Material provided:
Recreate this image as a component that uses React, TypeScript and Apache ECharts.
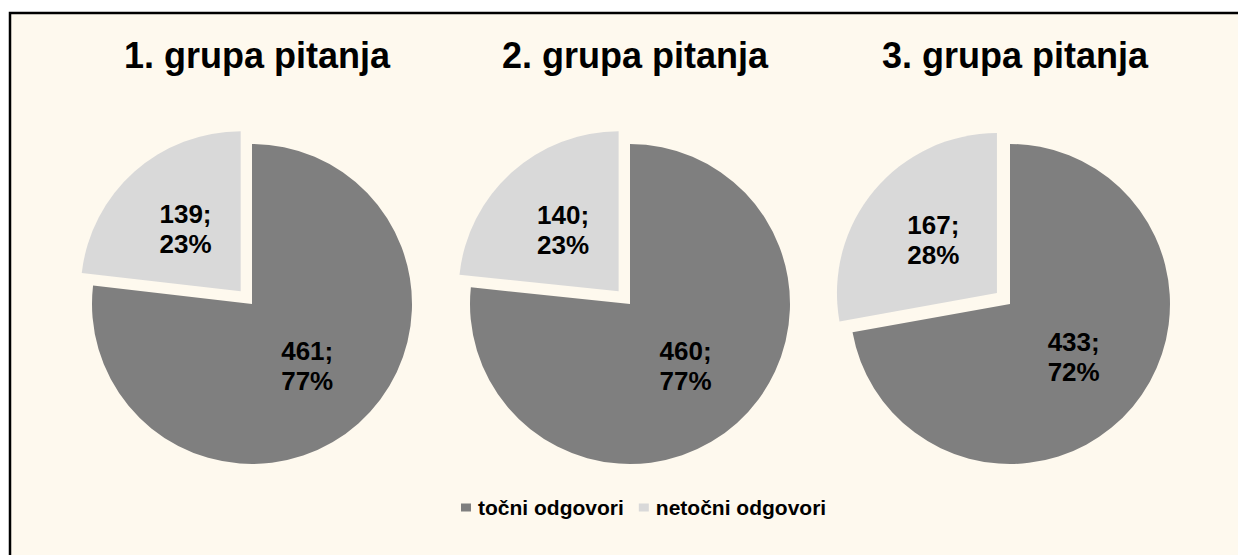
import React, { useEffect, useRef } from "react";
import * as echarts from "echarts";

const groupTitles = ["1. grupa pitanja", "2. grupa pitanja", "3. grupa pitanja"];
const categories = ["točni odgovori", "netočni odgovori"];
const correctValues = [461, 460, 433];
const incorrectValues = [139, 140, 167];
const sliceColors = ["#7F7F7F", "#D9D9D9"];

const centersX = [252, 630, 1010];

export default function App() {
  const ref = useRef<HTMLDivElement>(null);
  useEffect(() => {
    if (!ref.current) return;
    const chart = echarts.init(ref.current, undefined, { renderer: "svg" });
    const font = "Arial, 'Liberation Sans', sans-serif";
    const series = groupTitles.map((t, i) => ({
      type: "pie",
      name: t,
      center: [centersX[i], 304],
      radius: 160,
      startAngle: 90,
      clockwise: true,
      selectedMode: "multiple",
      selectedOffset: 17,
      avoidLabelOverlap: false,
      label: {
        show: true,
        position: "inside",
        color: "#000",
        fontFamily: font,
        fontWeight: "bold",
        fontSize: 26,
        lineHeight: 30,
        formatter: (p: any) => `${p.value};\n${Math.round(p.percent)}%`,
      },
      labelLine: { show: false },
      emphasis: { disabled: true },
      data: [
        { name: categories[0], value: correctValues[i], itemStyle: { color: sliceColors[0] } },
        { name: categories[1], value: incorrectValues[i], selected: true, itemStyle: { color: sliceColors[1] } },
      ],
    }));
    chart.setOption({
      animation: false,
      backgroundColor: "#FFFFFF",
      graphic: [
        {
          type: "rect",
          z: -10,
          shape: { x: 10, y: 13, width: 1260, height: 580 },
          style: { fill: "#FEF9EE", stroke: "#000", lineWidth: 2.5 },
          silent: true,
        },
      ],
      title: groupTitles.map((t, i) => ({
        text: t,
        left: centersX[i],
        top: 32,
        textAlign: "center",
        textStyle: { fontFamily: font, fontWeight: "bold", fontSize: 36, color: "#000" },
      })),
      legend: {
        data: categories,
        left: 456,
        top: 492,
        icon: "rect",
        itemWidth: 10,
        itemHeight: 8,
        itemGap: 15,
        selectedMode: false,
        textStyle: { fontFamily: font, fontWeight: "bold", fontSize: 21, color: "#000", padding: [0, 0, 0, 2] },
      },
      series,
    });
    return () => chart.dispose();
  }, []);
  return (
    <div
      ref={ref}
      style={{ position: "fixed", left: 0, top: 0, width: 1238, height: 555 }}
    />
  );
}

What is required: Leave the pictures out and output the rest of the listing exactly.

Reply to the exercise:
Recreate this image as a component that uses React, TypeScript and Apache ECharts.
import React, { useEffect, useRef } from "react";
import * as echarts from "echarts";

const groupTitles = ["1. grupa pitanja", "2. grupa pitanja", "3. grupa pitanja"];
const categories = ["točni odgovori", "netočni odgovori"];
const correctValues = [461, 460, 433];
const incorrectValues = [139, 140, 167];
const sliceColors = ["#7F7F7F", "#D9D9D9"];

const centersX = [252, 630, 1010];

export default function App() {
  const ref = useRef<HTMLDivElement>(null);
  useEffect(() => {
    if (!ref.current) return;
    const chart = echarts.init(ref.current, undefined, { renderer: "svg" });
    const font = "Arial, 'Liberation Sans', sans-serif";
    const series = groupTitles.map((t, i) => ({
      type: "pie",
      name: t,
      center: [centersX[i], 304],
      radius: 160,
      startAngle: 90,
      clockwise: true,
      selectedMode: "multiple",
      selectedOffset: 17,
      avoidLabelOverlap: false,
      label: {
        show: true,
        position: "inside",
        color: "#000",
        fontFamily: font,
        fontWeight: "bold",
        fontSize: 26,
        lineHeight: 30,
        formatter: (p: any) => `${p.value};\n${Math.round(p.percent)}%`,
      },
      labelLine: { show: false },
      emphasis: { disabled: true },
      data: [
        { name: categories[0], value: correctValues[i], itemStyle: { color: sliceColors[0] } },
        { name: categories[1], value: incorrectValues[i], selected: true, itemStyle: { color: sliceColors[1] } },
      ],
    }));
    chart.setOption({
      animation: false,
      backgroundColor: "#FFFFFF",
      graphic: [
        {
          type: "rect",
          z: -10,
          shape: { x: 10, y: 13, width: 1260, height: 580 },
          style: { fill: "#FEF9EE", stroke: "#000", lineWidth: 2.5 },
          silent: true,
        },
      ],
      title: groupTitles.map((t, i) => ({
        text: t,
        left: centersX[i],
        top: 32,
        textAlign: "center",
        textStyle: { fontFamily: font, fontWeight: "bold", fontSize: 36, color: "#000" },
      })),
      legend: {
        data: categories,
        left: 456,
        top: 492,
        icon: "rect",
        itemWidth: 10,
        itemHeight: 8,
        itemGap: 15,
        selectedMode: false,
        textStyle: { fontFamily: font, fontWeight: "bold", fontSize: 21, color: "#000", padding: [0, 0, 0, 2] },
      },
      series,
    });
    return () => chart.dispose();
  }, []);
  return (
    <div
      ref={ref}
      style={{ position: "fixed", left: 0, top: 0, width: 1238, height: 555 }}
    />
  );
}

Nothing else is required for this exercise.